↓
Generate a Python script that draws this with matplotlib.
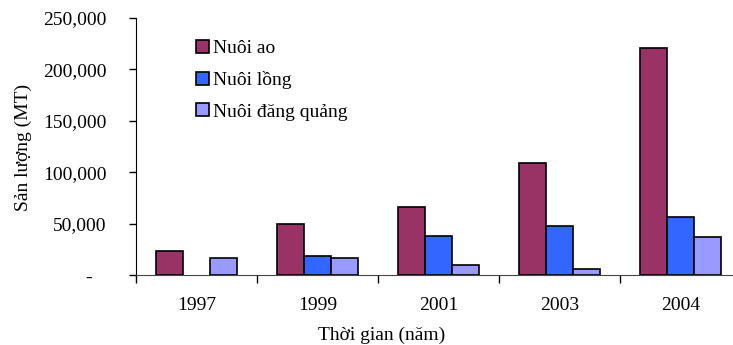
import numpy as np
import matplotlib.pyplot as plt
from matplotlib.patches import Patch
from matplotlib.ticker import FuncFormatter

# Data
years = ["1997", "1999", "2001", "2003", "2004"]
nuoi_ao = [23000, 50000, 66000, 109000, 221000]
nuoi_long = [0, 18000, 37500, 47500, 56000]
nuoi_dang_quang = [17000, 17000, 9500, 5500, 37300]

series = ["Nuôi ao", "Nuôi lồng", "Nuôi đăng quảng"]
colors = ["#993366", "#3366FF", "#9999FF"]

plt.rcParams['font.family'] = ['Liberation Serif', 'DejaVu Serif']

fig = plt.figure(figsize=(7.33, 3.45), dpi=100)
W, H = 733, 345
# axes box in pixels: left 136, bottom 275, top 18, width of 5 categories = 605 px
ax = fig.add_axes([136 / W, (H - 275) / H, 605 / W, 257 / H])

x = np.arange(len(years))
bw = 1 / 4.5
for i, (vals, c) in enumerate(zip([nuoi_ao, nuoi_long, nuoi_dang_quang], colors)):
    v = np.array(vals, dtype=float)
    mask = v > 0
    ax.bar(x[mask] + (i - 1) * bw, v[mask], width=bw, color=c,
           edgecolor="black", linewidth=1.2, zorder=3)

ax.set_xlim(-0.5, 4.5)
ax.set_ylim(0, 250000)
ax.set_yticks(np.arange(0, 250001, 50000))
ax.yaxis.set_major_formatter(FuncFormatter(
    lambda v, p: "-   " if v == 0 else f"{int(v):,}"))

ax.set_xticks(x)
ax.set_xticklabels(years)
ax.set_xticks(np.arange(-0.5, 4.6, 1), minor=True)
ax.tick_params(axis='x', which='major', length=0, pad=16, labelsize=14)
ax.tick_params(axis='x', which='minor', length=6, width=1, direction='out')
ax.tick_params(axis='y', length=5, width=1, direction='out', pad=16, labelsize=14)

for s in ['top', 'right']:
    ax.spines[s].set_visible(False)
ax.spines['left'].set_color('black')
ax.spines['bottom'].set_color('#444444')

fig.text(382 / W, 1 - 335 / H, "Thời gian (năm)", ha='center', va='center', fontsize=14)
fig.text(23 / W, 1 - 147 / H, "Sản lượng (MT)", ha='center', va='center',
         rotation=90, fontsize=14)

handles = [Patch(facecolor=c, edgecolor='black', linewidth=1.2) for c in colors]
fig.legend(handles, series, loc='upper left', bbox_to_anchor=(196 / W, 1 - 40 / H),
           frameon=False, fontsize=14, handlelength=0.65, handleheight=0.65,
           handletextpad=0.2, labelspacing=0.72, borderpad=0, borderaxespad=0)

fig.savefig("out.png", dpi=100)
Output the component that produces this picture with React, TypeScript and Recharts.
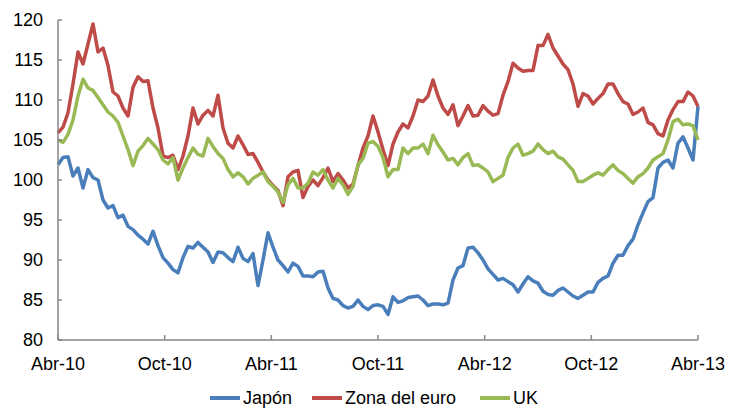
import React from "react";
import { LineChart, Line, XAxis, YAxis, Legend } from "recharts";

const tickLabels = ["Abr-10", "Oct-10", "Abr-11", "Oct-11", "Abr-12", "Oct-12", "Abr-13"];
const tickMonths = [0, 6, 12, 18, 24, 30, 36];
const yTicks = [80, 85, 90, 95, 100, 105, 110, 115, 120];

const japon = [
  101.9, 102.8, 102.9, 100.5, 101.5, 99.0, 101.3, 100.3, 100.0, 97.5,
  96.5, 96.8, 95.3, 95.6, 94.2, 93.8, 93.1, 92.6, 92.0, 93.6,
  91.8, 90.3, 89.6, 88.8, 88.4, 90.3, 91.7, 91.5, 92.2, 91.6,
  91.0, 89.7, 91.0, 90.9, 90.3, 89.8, 91.6, 90.2, 89.8, 90.8,
  86.8, 90.0, 93.4, 91.6, 90.0, 89.3, 88.5, 89.6, 89.2, 88.0,
  88.0, 87.9, 88.5, 88.6, 86.5, 85.2, 85.0, 84.3, 84.0, 84.2,
  85.0, 84.2, 83.8, 84.3, 84.4, 84.2, 83.2, 85.4, 84.7, 84.9,
  85.3, 85.4, 85.5, 85.0, 84.3, 84.5, 84.5, 84.4, 84.6, 87.5,
  89.0, 89.3, 91.5, 91.6, 90.9, 90.0, 88.9, 88.2, 87.5, 87.7,
  87.3, 86.9, 86.0, 87.0, 87.9, 87.4, 87.1, 86.1, 85.7, 85.6,
  86.2, 86.5, 86.0, 85.5, 85.2, 85.6, 86.0, 86.0, 87.2, 87.7,
  88.0, 89.6, 90.6, 90.6, 91.8, 92.6, 94.4, 95.9, 97.3, 97.8,
  101.5, 102.2, 102.5, 101.5, 104.6, 105.4, 104.0, 102.5, 109.2,
];

const zonaEuro = [
  105.9, 106.6, 108.4, 112.0, 116.0, 114.5, 117.0, 119.5, 116.0, 116.5,
  114.3, 111.0, 110.5, 109.0, 108.0, 111.6, 112.9, 112.3, 112.4, 109.0,
  106.5, 103.0, 102.8, 103.1, 101.3, 103.0, 105.5, 109.0, 107.0, 108.1,
  108.7, 108.0, 110.6, 106.5, 104.6, 104.0, 105.5, 104.4, 103.2, 103.3,
  102.2, 101.0, 100.0, 99.3, 98.7, 96.8, 100.4, 101.0, 101.2, 97.8,
  99.2, 100.0, 99.3, 100.3, 101.5, 99.8, 100.8, 100.0, 99.0, 99.5,
  101.8, 104.0, 105.5, 108.0, 106.0, 103.8, 101.8, 104.5, 106.0, 107.0,
  106.5, 108.0, 110.0, 109.8, 110.5, 112.5, 110.5, 109.0, 108.2, 109.4,
  106.8, 108.0, 109.3, 108.0, 108.1, 109.3, 108.6, 108.1, 108.3, 110.6,
  112.3, 114.6, 114.0, 113.6, 113.7, 113.7, 116.8, 116.8, 118.2, 116.5,
  115.5, 114.5, 113.8, 112.0, 109.2, 110.8, 110.5, 109.5, 110.2, 110.8,
  112.0, 112.0, 110.8, 109.8, 109.5, 108.2, 108.5, 109.0, 107.2, 106.9,
  105.8, 105.5, 107.5, 108.8, 109.8, 109.8, 111.0, 110.5, 109.2,
];

const uk = [
  105.0, 104.7, 105.7, 107.5, 110.5, 112.6, 111.5, 111.2, 110.3, 109.4,
  108.5, 108.0, 107.2, 105.5, 103.8, 101.8, 103.6, 104.3, 105.2, 104.5,
  103.8, 102.5, 102.0, 102.8, 100.0, 101.5, 102.8, 104.0, 103.2, 103.0,
  105.2, 104.2, 103.3, 102.7, 101.3, 100.4, 100.9, 100.4, 99.5, 100.2,
  100.6, 101.0, 99.8, 99.2, 98.5, 97.2, 99.4, 100.2, 99.0, 99.0,
  99.6, 101.0, 100.6, 101.3, 100.0, 99.0, 100.2, 99.4, 98.2, 99.2,
  101.9, 102.7, 104.6, 104.8, 104.2, 102.8, 100.4, 101.3, 101.3, 104.0,
  103.3, 104.0, 104.0, 104.5, 103.3, 105.6, 104.4, 103.5, 102.5, 102.7,
  101.9, 102.8, 103.3, 101.8, 101.9, 101.5, 101.0, 99.8, 100.2, 100.6,
  102.8, 104.0, 104.5, 103.1, 103.3, 103.6, 104.5, 103.8, 103.3, 103.6,
  102.9, 102.6, 101.9, 101.2, 99.8, 99.8, 100.2, 100.6, 100.9, 100.6,
  101.3, 101.9, 101.2, 100.8, 100.2, 99.6, 100.4, 100.8, 101.5, 102.5,
  102.9, 103.3, 105.0, 107.3, 107.6, 106.9, 107.0, 106.8, 105.0,
];

const seriesNames = ["Japón", "Zona del euro", "UK"];
const seriesColors = ["#4A7EBB", "#BE4B48", "#98B954"];
const seriesKeys = ["japon", "euro", "uk"];

const data = japon.map((v, i) => ({
  t: (i * 36) / (japon.length - 1),
  japon: v,
  euro: zonaEuro[i],
  uk: uk[i],
}));

const FONT = "'Liberation Sans', Arial, sans-serif";
const FS = 18;
const legendLeft = [210, 312, 480];

const LegendContent = () => (
  <div style={{ position: "relative", width: 730, height: 24, fontFamily: FONT, fontSize: FS, color: "#000" }}>
    {seriesNames.map((name, i) => (
      <div
        key={name}
        style={{ position: "absolute", left: legendLeft[i], top: 0, height: 24, display: "flex", alignItems: "center", whiteSpace: "nowrap" }}
      >
        <div style={{ width: 30, height: 3.5, background: seriesColors[i], marginRight: 3 }} />
        <span>{name}</span>
      </div>
    ))}
  </div>
);

export default function App() {
  return (
    <div style={{ position: "absolute", left: 0, top: 0, width: 730, height: 409, background: "#fff" }}>
      <LineChart width={730} height={409} data={data} margin={{ top: 20, right: 32, bottom: 39, left: 0 }}>
        <XAxis
          dataKey="t"
          type="number"
          domain={[0, 36]}
          ticks={tickMonths}
          interval={0}
          tickFormatter={(v: number) => tickLabels[tickMonths.indexOf(v)] ?? ""}
          height={30}
          tickSize={-5}
          tickMargin={22}
          stroke="#868686"
          strokeWidth={1.5}
          tick={{ fill: "#000", fontSize: FS, fontFamily: FONT }}
        />
        <YAxis
          type="number"
          domain={[80, 120]}
          ticks={yTicks}
          interval={0}
          width={58}
          tickSize={-4}
          tickMargin={19}
          stroke="#868686"
          strokeWidth={1.5}
          allowDataOverflow
          tick={{ fill: "#000", fontSize: FS, fontFamily: FONT }}
        />
        <Legend
          verticalAlign="middle"
          content={<LegendContent />}
          wrapperStyle={{ position: "absolute", left: 0, top: 386, width: 730, height: 24 }}
        />
        {seriesKeys.map((k, i) => (
          <Line
            key={k}
            type="linear"
            dataKey={k}
            name={seriesNames[i]}
            stroke={seriesColors[i]}
            strokeWidth={3.5}
            strokeLinejoin="round"
            dot={false}
            activeDot={false}
            isAnimationActive={false}
          />
        ))}
      </LineChart>
    </div>
  );
}
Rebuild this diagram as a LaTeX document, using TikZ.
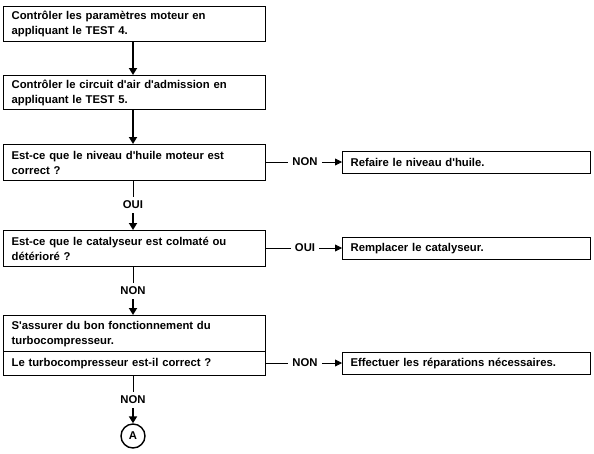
↑
**WRITTEN INSTRUCTION**
Please restate the material above line by line, exactly, beginning at its first line and ending with the line that contains "rotation=90, fontsize=14)", without any pictures.

**REPLY**
Generate a Python script that draws this with matplotlib.
import numpy as np
import matplotlib.pyplot as plt
from matplotlib.patches import Patch
from matplotlib.ticker import FuncFormatter

# Data
years = ["1997", "1999", "2001", "2003", "2004"]
nuoi_ao = [23000, 50000, 66000, 109000, 221000]
nuoi_long = [0, 18000, 37500, 47500, 56000]
nuoi_dang_quang = [17000, 17000, 9500, 5500, 37300]

series = ["Nuôi ao", "Nuôi lồng", "Nuôi đăng quảng"]
colors = ["#993366", "#3366FF", "#9999FF"]

plt.rcParams['font.family'] = ['Liberation Serif', 'DejaVu Serif']

fig = plt.figure(figsize=(7.33, 3.45), dpi=100)
W, H = 733, 345
# axes box in pixels: left 136, bottom 275, top 18, width of 5 categories = 605 px
ax = fig.add_axes([136 / W, (H - 275) / H, 605 / W, 257 / H])

x = np.arange(len(years))
bw = 1 / 4.5
for i, (vals, c) in enumerate(zip([nuoi_ao, nuoi_long, nuoi_dang_quang], colors)):
    v = np.array(vals, dtype=float)
    mask = v > 0
    ax.bar(x[mask] + (i - 1) * bw, v[mask], width=bw, color=c,
           edgecolor="black", linewidth=1.2, zorder=3)

ax.set_xlim(-0.5, 4.5)
ax.set_ylim(0, 250000)
ax.set_yticks(np.arange(0, 250001, 50000))
ax.yaxis.set_major_formatter(FuncFormatter(
    lambda v, p: "-   " if v == 0 else f"{int(v):,}"))

ax.set_xticks(x)
ax.set_xticklabels(years)
ax.set_xticks(np.arange(-0.5, 4.6, 1), minor=True)
ax.tick_params(axis='x', which='major', length=0, pad=16, labelsize=14)
ax.tick_params(axis='x', which='minor', length=6, width=1, direction='out')
ax.tick_params(axis='y', length=5, width=1, direction='out', pad=16, labelsize=14)

for s in ['top', 'right']:
    ax.spines[s].set_visible(False)
ax.spines['left'].set_color('black')
ax.spines['bottom'].set_color('#444444')

fig.text(382 / W, 1 - 335 / H, "Thời gian (năm)", ha='center', va='center', fontsize=14)
fig.text(23 / W, 1 - 147 / H, "Sản lượng (MT)", ha='center', va='center',
         rotation=90, fontsize=14)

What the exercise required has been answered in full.